Fern Morbach affirme avoir constaté que des formats plus longs que les quatre ou cinq paragraphes d’un article d’information-type, sont aussi très prisés par leurs lecteurs, notamment tout ce qui est reportage original, de préférence accompagné d’un album photo, ainsi que des commentaires francs et directs. C’est un volet qu’il compte développer. À partir du 1er octobre, le site changera surtout d’aspect et de mise en page, le rédacteur en chef compare la nouvelle maquette à celles des versions en ligne de la Süddeutsche Zeitung, de la Neue Zürcher Zeitung ou du Kicker, notamment parce qu’ils ont choisi le même logiciel. Des éléments vidéos seront introduits peu à peu, plus une fonction archives, où seront alors stockés tous les articles de la rédaction de wort.lu – qui, actuellement encore, disparaissent après quelques jours.
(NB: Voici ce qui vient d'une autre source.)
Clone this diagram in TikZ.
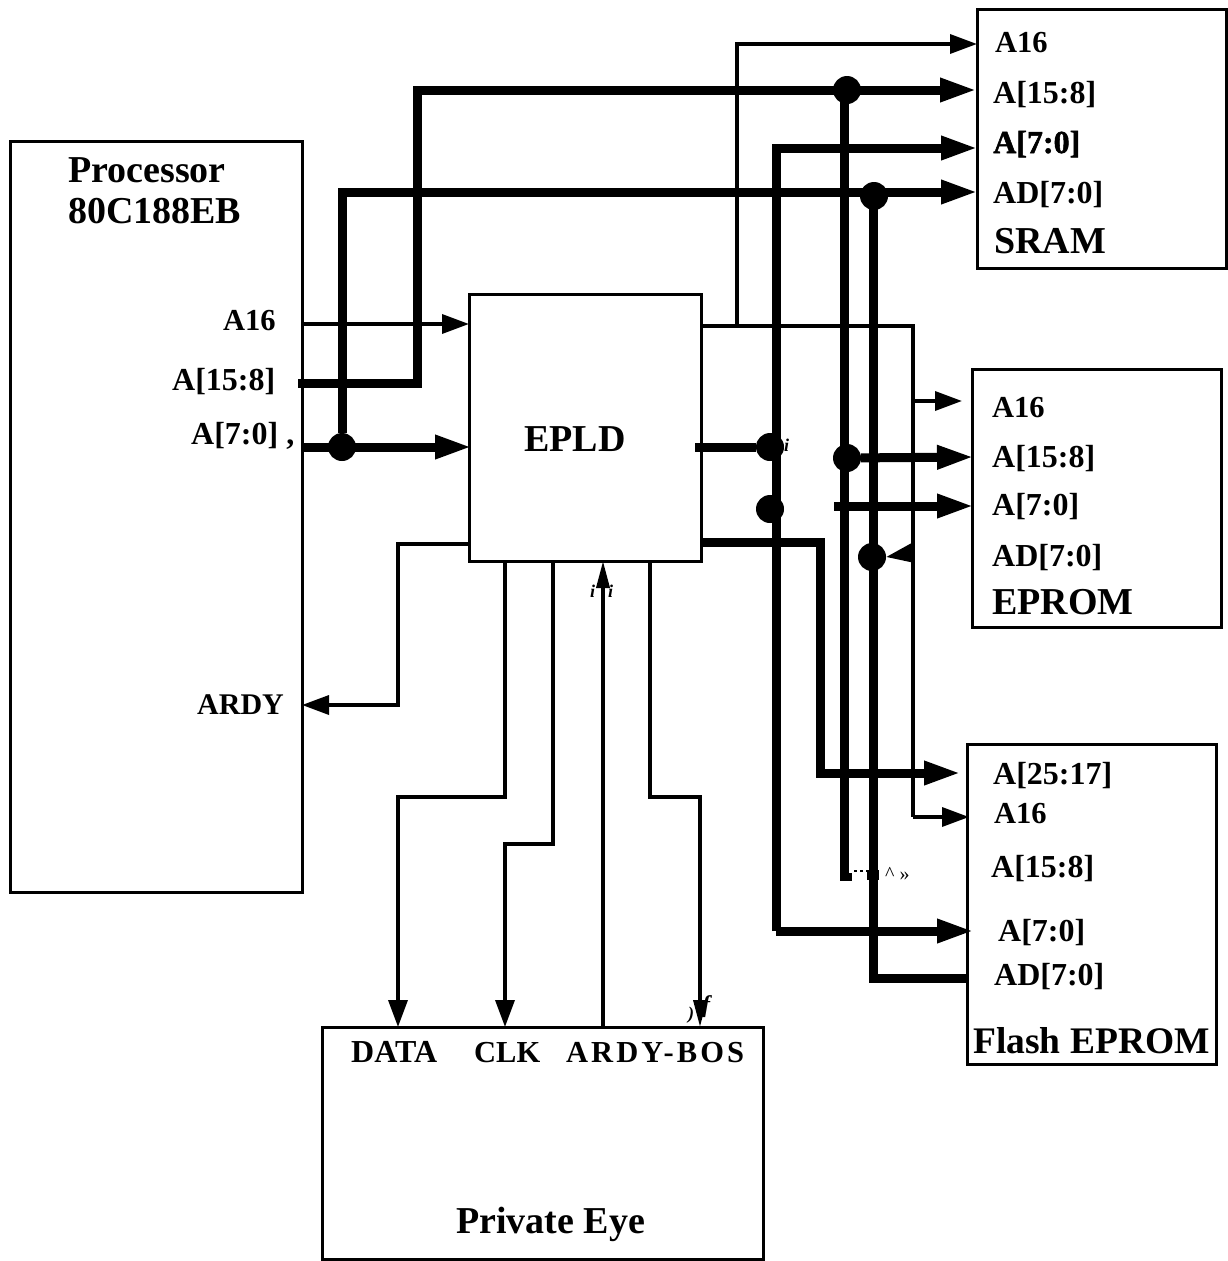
\documentclass[tikz,border=0pt]{standalone}
\usepackage{fontspec}
\setmainfont{Liberation Serif}
\newfontfamily\spacedfont[LetterSpace=10]{Liberation Serif}
\newfontfamily\heavyfont[UprightFont={* Bold},FakeBold=1.6]{Liberation Serif}
\usetikzlibrary{arrows.meta,positioning,calc}

\begin{document}
\begin{tikzpicture}[x=1pt,y=-1pt,
  box/.style={draw,line width=3pt,rectangle,inner sep=0pt,outer sep=0pt,anchor=north west},
  pin/.style={anchor=base west,inner sep=0pt,font=\fontsize{32}{34}\bfseries\selectfont},
  shortpin/.style={pin,font=\fontsize{30.5}{32}\bfseries\selectfont},
  title/.style={anchor=base west,inner sep=0pt,font=\fontsize{38}{41}\bfseries\selectfont},
  junk/.style={anchor=base west,inner sep=0pt,font=\fontsize{18}{20}\bfseries\itshape\selectfont},
  dot/.style={circle,fill=black,inner sep=0pt,minimum size=28pt},
  wire/.style={line width=3.5pt},
  bus/.style={line width=9pt},
  arr/.style={wire,-{Triangle[length=27pt,width=19pt]}},
  slimarr/.style={wire,-{Triangle[length=27pt,width=13pt]}},
  busarr/.style={bus,-{Triangle[length=37pt,width=22pt]}}]
\useasboundingbox (0,0) rectangle (1227,1261);

\node[box,minimum width=292pt,minimum height=751pt] (proc) at (10,141) {};
\node[box,minimum width=232pt,minimum height=267pt] (epld) at (469,294) {};
\node[box,minimum width=249pt,minimum height=259pt] (sram) at (977,9) {};
\node[box,minimum width=249pt,minimum height=258pt] (eprom) at (972,369) {};
\node[box,minimum width=249pt,minimum height=320pt] (flash) at (967,744) {};
\node[box,minimum width=441pt,minimum height=232pt] (eye) at (322,1027) {};

\node[title,align=left,anchor=north west] (proctitle) at (68,157) {Processor\\80C188EB};
\node[title] (epldtitle) at (524,451) {EPLD};
\node[title] (sramtitle) at (994,253) {SRAM};
\node[title] (epromtitle) at (992,614) {EPROM};
\node[title,font=\fontsize{37.5}{40}\bfseries\selectfont] (flashtitle) at (973,1053) {Flash EPROM};
\node[title] (eyetitle) at (456,1233) {Private Eye};

\node[shortpin] (lpa) at (223,330) {A16};
\node[pin] (lpb) at (172,390) {A[15:8]};
\node[pin] (lpc) at (191,444) {A[7:0] ,};
\node[pin,font=\fontsize{30}{32}\bfseries\selectfont] (lpd) at (197,714) {ARDY};
\node[shortpin] (lsa) at (995,52) {A16};
\node[pin] (lsb) at (993,103) {A[15:8]};
\node[pin] (lsc) at (993,153) {\heavyfont A[7:0]};
\node[pin] (lsd) at (993,203) {AD[7:0]};
\node[shortpin] (lea) at (992,417) {A16};
\node[pin] (leb) at (992,467) {A[15:8]};
\node[pin] (lec) at (992,515) {A[7:0]};
\node[pin] (led) at (992,566) {AD[7:0]};
\node[pin] (lfa) at (993,784) {A[25:17]};
\node[shortpin] (lfb) at (994,823) {A16};
\node[pin] (lfc) at (991,877) {A[15:8]};
\node[pin] (lfd) at (998,941) {A[7:0]};
\node[pin] (lfe) at (994,985) {AD[7:0]};
\node[pin] (lya) at (351,1062) {DATA};
\node[shortpin] (lyb) at (474,1062) {CLK};
\node[shortpin] (lyc) at (566,1062) {\spacedfont ARDY-BOS};

\coordinate (pa) at (302,324);
\coordinate (pb) at (298,383);
\coordinate (pc) at (302,447);
\coordinate (pd) at (302,705);
\coordinate (ea) at (469,324);
\coordinate (ec) at (472,447);
\coordinate (ed) at (469,544);
\coordinate (oa) at (701,326);
\coordinate (oc) at (695,447);
\coordinate (od) at (701,542);
\coordinate (sa) at (977,44);
\coordinate (sb) at (977,90);
\coordinate (sc) at (978,148);
\coordinate (sd) at (978,192);
\coordinate (ra) at (962,401);
\coordinate (rb) at (974,457);
\coordinate (rc) at (974,506);
\coordinate (fa) at (961,773);
\coordinate (fb) at (969,817);
\coordinate (fd) at (974,931);
\coordinate (fe) at (967,978);
\coordinate (ya) at (398,1027);
\coordinate (yb) at (505,1027);
\coordinate (yc) at (603,1027);
\coordinate (yd) at (700,1027);
\coordinate (ua) at (505,561);
\coordinate (ub) at (553,561);
\coordinate (uc) at (603,561);
\coordinate (ud) at (650,561);
\coordinate (ka) at (417,90);
\coordinate (kc) at (342,192);
\coordinate (kd) at (398,705);
\coordinate (ke) at (737,44);
\coordinate (kf) at (776,148);
\coordinate (kg) at (913,817);
\coordinate (kh) at (820,773);
\coordinate (kj) at (873,978);
\coordinate (kk) at (776,931);
\coordinate (kl) at (398,797);
\coordinate (km) at (505,844);
\coordinate (kn) at (700,797);
\coordinate (ko) at (844,90);
\coordinate (kp) at (873,192);
\coordinate (ma) at (737,326);
\coordinate (mb) at (913,401);
\coordinate (mc) at (913,553);
\coordinate (md) at (834,506);
\coordinate (me) at (844,878);
\coordinate (mf) at (873,875);
\coordinate (mg) at (854,871);
\coordinate (mh) at (867,871);

\node[dot] (da) at (847,90) {};
\node[dot] (db) at (874,196) {};
\node[dot] (dc) at (342,447) {};
\node[dot] (dd) at (770,447) {};
\node[dot] (de) at (770,509) {};
\node[dot] (df) at (847,458) {};
\node[dot] (dg) at (872,557) {};

\draw[arr] (pa)--(ea);
\draw[busarr] (pb)-|(ka)--(sb);
\draw[busarr] (pc)--(ec);
\draw[busarr] (dc)|-(kc)--(sd);
\draw[bus] (oc)--(dd);
\draw[busarr] (kk)|-(kf)--(sc);
\draw[busarr] (kk)--(fd);
\draw[bus] (ko)--(me);
\draw[busarr] (df)--(rb);
\draw[busarr] (md)--(rc);
\draw[bus] (kp)--(kj)--(fe);
\draw[busarr] (od)-|(kh)--(fa);
\draw[arr] (ma)|-(sa);
\draw[wire] (oa)-|(kg);
\draw[arr] (kg)--(fb);
\draw[arr] (mb)--(ra);
\draw[arr] (mc)--(dg.east);
\draw[arr] (ed)-|(kd)--(pd);
\draw[arr] (ua)|-(kl)--(ya);
\draw[arr] (ub)|-(km)--(yb);
\draw[slimarr] (yc)--(uc);
\draw[slimarr] (ud)|-(kn)--(yd);
\draw[line width=2pt,dashed] (mg)--(mh);
\fill (mf) +(-6,-5) rectangle +(6,5);
\fill (me) +(-4,-5) rectangle +(8,3);

\node[junk] (ja) at (590,597) {i};
\node[junk] (jb) at (608,597) {i};
\node[junk] (jc) at (784,451) {i};
\node[junk] (jd) at (688,1019) {)};
\node[junk,font=\fontsize{24}{26}\bfseries\itshape\selectfont] (je) at (702,1012) {f};
\node[junk,font=\fontsize{20}{22}\selectfont] (jf) at (885,880) {\^{} »};
\end{tikzpicture}
\end{document}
Les archives sont déjà aujourd’hui un des principaux attraits de rtl.lu, qui reprend toutes les émissions de la télévision et les principaux éléments de la radio depuis les débuts du site. Ainsi, Internet modifie profondément le profil des différents médias, combinant la logique du flux et de la rapidité de la radio, les images de la télévision et les éléments de stock et de mémoire de la presse écrite. Car si rtl.lu vient de l’image et wort.lu du texte, ils sont en train de se rejoindre au milieu pour se concurrencer sur un nouveau terrain, pour les lecteurs comme pour les annonceurs et les parts de marché.